55% of employees questioned said their organisation is suffering from a skills shortage and 83% of these are worried about the impact this could have, adding to other challenges organisations and employees alike face amidst the cost-of-living crisis.
35% of workers report that skilled colleagues have left and that their replacements lack the right digital expertise, 36% say that their organisation rarely provides digital training, while 32% highlighted not being able to recruit staff with the necessary competencies at all.
The research suggests on average half of organisations that introduced new technologies during Covid-19 lockdowns are planning to revert to pre-pandemic practices. And 50% of employees say that rolling back these tech advances would make them more likely to resign: a clear warning sign that reversing the UK’s digital transformation could exacerbate the skills crisis.
When it comes to technology, 48% of employees said that poor business equipment and software could be enough to make them resign within the next six months. 43% of employees are regularly frustrated by either the quality or lack of business technology available to them when they’re working, while 35% feel that outdated tech is negatively impacting their performance. The majority of employees (81%) also say that technology is important in helping them stay engaged and happy at work.
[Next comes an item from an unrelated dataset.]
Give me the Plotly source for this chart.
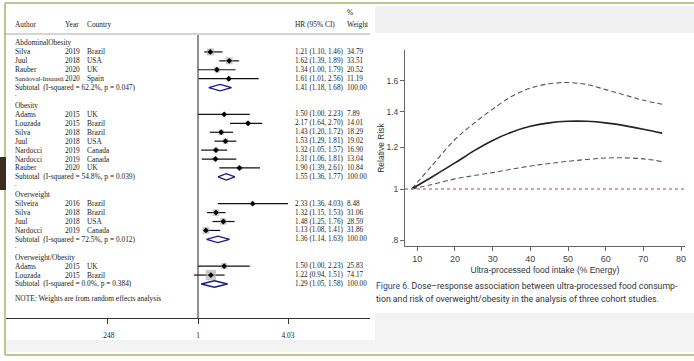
import math
import plotly.graph_objects as go

W, H = 694, 361

# ---------------- Forest plot data ----------------
groups = ["AbdominalObesity", "Obesity", "Overweight", "Overweight/Obesity"]
study_group = [0, 0, 0, 0, 1, 1, 1, 1, 1, 1, 1, 2, 2, 2, 2, 3, 3]
authors = ["Silva", "Juul", "Rauber", "Sandoval-Insausti",
           "Adams", "Louzada", "Silva", "Juul", "Nardocci", "Nardocci", "Rauber",
           "Silveira", "Silva", "Juul", "Nardocci",
           "Adams", "Louzada"]
years = [2019, 2018, 2020, 2020, 2015, 2015, 2018, 2018, 2019, 2019, 2020,
         2016, 2018, 2018, 2019, 2015, 2015]
countries = ["Brazil", "USA", "UK", "Spain",
             "UK", "Brazil", "Brazil", "USA", "Canada", "Canada", "UK",
             "Brazil", "Brazil", "USA", "Canada",
             "UK", "Brazil"]
hr = [1.21, 1.62, 1.34, 1.61, 1.50, 2.17, 1.43, 1.53, 1.32, 1.31, 1.90,
      2.33, 1.32, 1.48, 1.13, 1.50, 1.22]
hr_lo = [1.10, 1.39, 1.00, 1.01, 1.00, 1.64, 1.20, 1.29, 1.05, 1.06, 1.39,
         1.36, 1.15, 1.25, 1.08, 1.00, 0.94]
hr_hi = [1.46, 1.89, 1.79, 2.56, 2.23, 2.70, 1.72, 1.81, 1.57, 1.81, 2.61,
         4.03, 1.53, 1.76, 1.41, 2.23, 1.51]
weights = [34.79, 33.51, 20.52, 11.19, 7.89, 14.01, 18.29, 19.02, 16.90, 13.04, 10.84,
           8.48, 31.06, 28.59, 31.86, 25.83, 74.17]
sub_hr = [1.41, 1.55, 1.36, 1.29]
sub_lo = [1.18, 1.36, 1.14, 1.05]
sub_hi = [1.68, 1.77, 1.63, 1.58]
sub_i2 = ["62.2%", "54.8%", "72.5%", "0.0%"]
sub_p = ["0.047", "0.039", "0.012", "0.384"]
forest_ticks = [0.248, 1, 4.03]
forest_ticktext = [".248", "1", "4.03"]

# ---------------- Dose-response data ----------------
dose = [8.5, 14, 20, 25, 30, 35, 40, 45, 50, 55, 60, 65, 70, 75]
rr = [1.0, 1.055, 1.12, 1.18, 1.235, 1.28, 1.313, 1.333, 1.342, 1.342, 1.333, 1.317, 1.297, 1.275]
rr_upper = [1.0, 1.11, 1.24, 1.33, 1.415, 1.495, 1.55, 1.58, 1.588, 1.575, 1.54, 1.505, 1.47, 1.445]
rr_lower = [1.0, 1.02, 1.045, 1.06, 1.074, 1.09, 1.105, 1.117, 1.128, 1.137, 1.144, 1.145, 1.14, 1.127]
dr_xticks = [10, 20, 30, 40, 50, 60, 70, 80]
dr_yticks = [0.8, 1, 1.2, 1.4, 1.6]
dr_yticktext = [".8", "1", "1.2", "1.4", "1.6"]


def px_x(p):
    return p / W


def px_y(p):
    return 1 - p / H


# ---- row layout of the forest plot ----
row = 0
head_rows, study_rows, sub_rows, blank_rows = [], [], [], []
for g in range(len(groups)):
    head_rows.append(row)
    row += 1
    for i, sg in enumerate(study_group):
        if sg == g:
            study_rows.append(row)
            row += 1
    sub_rows.append(row)
    row += 1
    blank_rows.append(row)
    row += 1
note_row = row

fig = go.Figure()

# CI lines
cx, cy = [], []
for r, lo, hi in zip(study_rows, hr_lo, hr_hi):
    cx += [lo, hi, None]
    cy += [r, r, None]
fig.add_trace(go.Scatter(x=cx, y=cy, mode="lines", line=dict(color="#111", width=1.2),
                         xaxis="x", yaxis="y", hoverinfo="skip"))
# weight boxes
fig.add_trace(go.Scatter(x=hr, y=study_rows, mode="markers",
                         marker=dict(symbol="square", size=[1.2 * math.sqrt(w) for w in weights],
                                     color="#b4b4b4", line=dict(width=0)),
                         xaxis="x", yaxis="y"))
# point estimates
fig.add_trace(go.Scatter(x=hr, y=study_rows, mode="markers",
                         marker=dict(symbol="diamond", size=4.5, color="#000"),
                         xaxis="x", yaxis="y"))
# subtotal diamonds
dx, dy = [], []
for r, e, lo, hi in zip(sub_rows, sub_hr, sub_lo, sub_hi):
    dx += [lo, e, hi, e, lo, None]
    dy += [r, r - 0.36, r, r + 0.36, r, None]
fig.add_trace(go.Scatter(x=dx, y=dy, mode="lines", line=dict(color="#1b1b8a", width=1.4),
                         xaxis="x", yaxis="y"))

# dose-response curves
dash_style = "5px,3px"
fig.add_trace(go.Scatter(x=dose, y=rr_upper, mode="lines",
                         line=dict(color="#555", width=1.1, dash=dash_style, shape="spline"),
                         xaxis="x2", yaxis="y2"))
fig.add_trace(go.Scatter(x=dose, y=rr_lower, mode="lines",
                         line=dict(color="#555", width=1.1, dash=dash_style, shape="spline"),
                         xaxis="x2", yaxis="y2"))
fig.add_trace(go.Scatter(x=dose, y=rr, mode="lines", line=dict(color="#222", width=1.6, shape="spline"),
                         xaxis="x2", yaxis="y2"))

serif = "Liberation Serif, Times New Roman, serif"
sans = "Liberation Sans, Arial, sans-serif"
cap_font = "Roboto, Open Sans, sans-serif"
fs = 7.4
fs_num = 7.2
tcol = "#222"

ann = []


def txt(x, y, s, yref="y", size=fs, font=serif, color=tcol, xanchor="left"):
    ann.append(dict(x=x, y=y, xref="paper", yref=yref, text=s, showarrow=False,
                    xanchor=xanchor, yanchor="middle", font=dict(family=font, size=size, color=color)))


# header
txt(px_x(13), px_y(24), "Author", yref="paper")
txt(px_x(63), px_y(24), "Year", yref="paper")
txt(px_x(85), px_y(24), "Country", yref="paper")
txt(px_x(293), px_y(24), "HR (95% CI)", yref="paper")
txt(px_x(345), px_y(13), "%", yref="paper")
txt(px_x(345), px_y(24), "Weight", yref="paper")

for g, name in enumerate(groups):
    txt(px_x(13), head_rows[g], name)
    txt(px_x(13), sub_rows[g], f"Subtotal  (I-squared = {sub_i2[g]}, p = {sub_p[g]})")
    txt(px_x(293), sub_rows[g], f"{sub_hr[g]:.2f} ({sub_lo[g]:.2f}, {sub_hi[g]:.2f})", size=fs_num)
    txt(px_x(345), sub_rows[g], "100.00", size=fs_num)
for b in blank_rows[:-1]:
    txt(px_x(13), b - 0.25, ".", size=6)
for i, r in enumerate(study_rows):
    name = authors[i]
    txt(px_x(13), r, name, size=fs if len(name) < 12 else 6.8)
    txt(px_x(63), r, str(years[i]))
    txt(px_x(85), r, countries[i])
    txt(px_x(293), r, f"{hr[i]:.2f} ({hr_lo[i]:.2f}, {hr_hi[i]:.2f})", size=fs_num)
    txt(px_x(345), r, f"{weights[i]:.2f}", size=fs_num)
txt(px_x(13), note_row - 0.4, "NOTE: Weights are from random effects analysis")

# caption
ann.append(dict(x=px_x(374), y=px_y(286), xref="paper", yref="paper", showarrow=False,
                xanchor="left", yanchor="middle",
                text="<span style='color:#1f3f8f'>Figure 6.</span> Dose\u2013response association between ultra-processed food consump-",
                font=dict(family=cap_font, size=8.7, color="#333")))
ann.append(dict(x=px_x(374), y=px_y(299), xref="paper", yref="paper", showarrow=False,
                xanchor="left", yanchor="middle",
                text="tion and risk of overweight/obesity in the analysis of three cohort studies.",
                font=dict(family=cap_font, size=8.7, color="#333")))

green = "#bcc78e"
shapes = [
    # background bands
    dict(type="rect", xref="paper", yref="paper", x0=px_x(375), x1=1, y0=px_y(33), y1=px_y(6),
         fillcolor="#f1f1f1", line=dict(width=0), layer="below"),
    dict(type="rect", xref="paper", yref="paper", x0=px_x(375), x1=1, y0=px_y(352), y1=px_y(313),
         fillcolor="#f3f3f3", line=dict(width=0), layer="below"),
    dict(type="rect", xref="paper", yref="paper", x0=px_x(6), x1=px_x(375), y0=px_y(352), y1=px_y(340),
         fillcolor="#f3f3f3", line=dict(width=0), layer="below"),
    # green frame
    dict(type="line", xref="paper", yref="paper", x0=px_x(5), x1=1, y0=px_y(3), y1=px_y(3),
         line=dict(color=green, width=2)),
    dict(type="line", xref="paper", yref="paper", x0=px_x(5), x1=px_x(5), y0=px_y(3), y1=px_y(355),
         line=dict(color=green, width=2)),
    dict(type="line", xref="paper", yref="paper", x0=px_x(5), x1=1, y0=px_y(355), y1=px_y(355),
         line=dict(color=green, width=2)),
    # dark tab
    dict(type="rect", xref="paper", yref="paper", x0=0, x1=px_x(6), y0=px_y(190), y1=px_y(157),
         fillcolor="#3a2e22", line=dict(width=0)),
    # header rule
    dict(type="line", xref="paper", yref="paper", x0=px_x(5), x1=px_x(370), y0=px_y(34), y1=px_y(34),
         line=dict(color="#aaa", width=1)),
    # null line
    dict(type="line", xref="x", yref="paper", x0=1, x1=1, y0=px_y(318), y1=px_y(35),
         line=dict(color="#222", width=1)),
    # reference line RR = 1
    dict(type="line", xref="x2 domain", yref="y2", x0=0, x1=1, y0=1, y1=1,
         line=dict(color="#e07a86", width=1.5, dash="dot")),
]

fig.update_layout(
    width=W, height=H, margin=dict(l=0, r=0, t=0, b=0),
    paper_bgcolor="white", plot_bgcolor="rgba(0,0,0,0)", showlegend=False,
    annotations=ann, shapes=shapes,
    xaxis=dict(type="log", domain=[px_x(5), px_x(370)], range=[-1.2975, 1.1563], anchor="y",
               showline=True, linecolor="#333", linewidth=1, ticks="outside", ticklen=5,
               tickcolor="#333", tickvals=forest_ticks, ticktext=forest_ticktext,
               tickfont=dict(family=serif, size=fs, color=tcol), showgrid=False, zeroline=False,
               ticklabelstandoff=5),
    yaxis=dict(domain=[px_y(318), px_y(35)], range=[30.81, -0.896], visible=False,
               showgrid=False, zeroline=False),
    xaxis2=dict(domain=[px_x(405), px_x(685)], range=[6.73, 81.06], anchor="y2",
                showline=True, linecolor="#666", linewidth=1, ticks="outside", ticklen=4,
                tickcolor="#666", tickvals=dr_xticks, showgrid=False, zeroline=False,
                tickfont=dict(family=sans, size=9, color="#444"),
                title=dict(text="Ultra-processed food intake (% Energy)", standoff=4,
                           font=dict(family=sans, size=8.5, color="#333"))),
    yaxis2=dict(type="log", domain=[px_y(246), px_y(50)], range=[-0.1075, 0.2623], anchor="x2",
                showline=True, linecolor="#666", linewidth=1, ticks="outside", ticklen=4,
                tickcolor="#666", tickvals=dr_yticks, ticktext=dr_yticktext,
                showgrid=False, zeroline=False,
                tickfont=dict(family=sans, size=8.5, color="#444"),
                title=dict(text="Relative Risk", standoff=0,
                           font=dict(family=sans, size=8.5, color="#333"))),
)

fig.write_html("out.html", config={"displayModeBar": False},
               post_script="document.body.style.margin='0px';document.body.style.padding='0px';")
Mike Smith, Large Enterprise & Public Sector Director at Virgin Media O2 Business, commented: “Our research shows that technology could be the tipping point for many. From concerns about digital skills shortages to outdated tech holding them back at work, the nation’s employees are ready to vote with their feet: and a decision to revert to pre-Covid technologies could see one in two leave their post in the next six months.”
Frequent training programmes are high up the list of for employees too. 47% would be happier in their roles if digital training were provided, while 42% would be less likely to change jobs, meaning that investment in learning and development is now an imperative for organisations.
The research also confirmed that hybrid working policies - greater choice in where, when, and how people work - remain critical to talent attraction and retention. When asked about their priorities when searching for a new role, 42% said having clear hybrid working policies in place would make an employer more attractive, while 44% of professionals identified career development opportunities. These findings reinforce the need to invest in the digital technologies that make hybrid working practices possible and empower employees to fulfil their career potential.
Of these technologies, employees said that digital collaboration tools such as Teams and Zoom, document management tools like eSignature software and connectivity applications, solutions and infrastructure are best placed to increase their productivity.
“By stepping up investment in technology to help everyone work smarter, backed by the right digital training, both private and public sectors have an opportunity to improve the employee experience and boost outputs at the same time,” said Smith. “Our research shows that employees rate connectivity infrastructure and hybrid working tools as key for improving their productivity and happiness at work.
“It’s clear that now is not the time to row back on the digital transformation the UK has made over the past three years,” he added.